Texas Wants Texans To Be Healthy – Like It Or Not
Eating healthy is great and I'm all for it, (not saying I actually do it, just that I'm a fan), but we decide how to balance diet and exercise regimes, right? Not so fast Texas ...
Several bills are being considered that would limit or forbid certain foods for Texans and force exercise on some young Texans. I love the caring attitude behind this but you can't force people to do or eat certain things. Not yet anyway.

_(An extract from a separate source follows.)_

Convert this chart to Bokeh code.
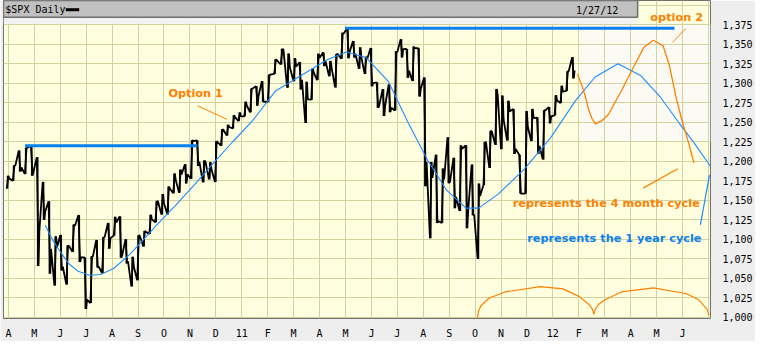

Seriously, 3 bills are working their way through the system, each containing certain health mandates that prevent certain foods from being available to certain people, dictate school menus, require physical education classes and some new warning labels.
Senate Bill 25
This one is "busy" and seems to be Lt. Gov Dan Patrick's fave. Among other things, it requires nutritional education for Texas physicians and medical students. Oh yeah, and every Texas resident.
It also creates a Texas Nutrition Advisory Committee, which has a lot of rules to join, and more exercise in schools.
The bill expands physical education requirements for sixth, seventh and eighth grades to participate in physical activity for at least 30 minutes, for at least six semesters, at those grade levels as part of the district's P.E. curriculum. It specifies districts can't restrict participation for a student's "academic performance or behavior." - kvue
The next 2 aren't quite as complicated ...
Senate Bill 314
This one forbids certain "additives" from being in free or reduced school lunch and breakfast meals. 7 specific additives would be banned because there are healthier alternatives available.
This one, I get. Eating crap vs. not eating at all shouldn't be a call a kid has to make.
Senate Bill 379
Simplest one of all. According to KVUE, it prevents "SNAP benefits from being used on food and drinks with little to no nutritional value, such as soda, energy drinks, candy, potato chips and cookies".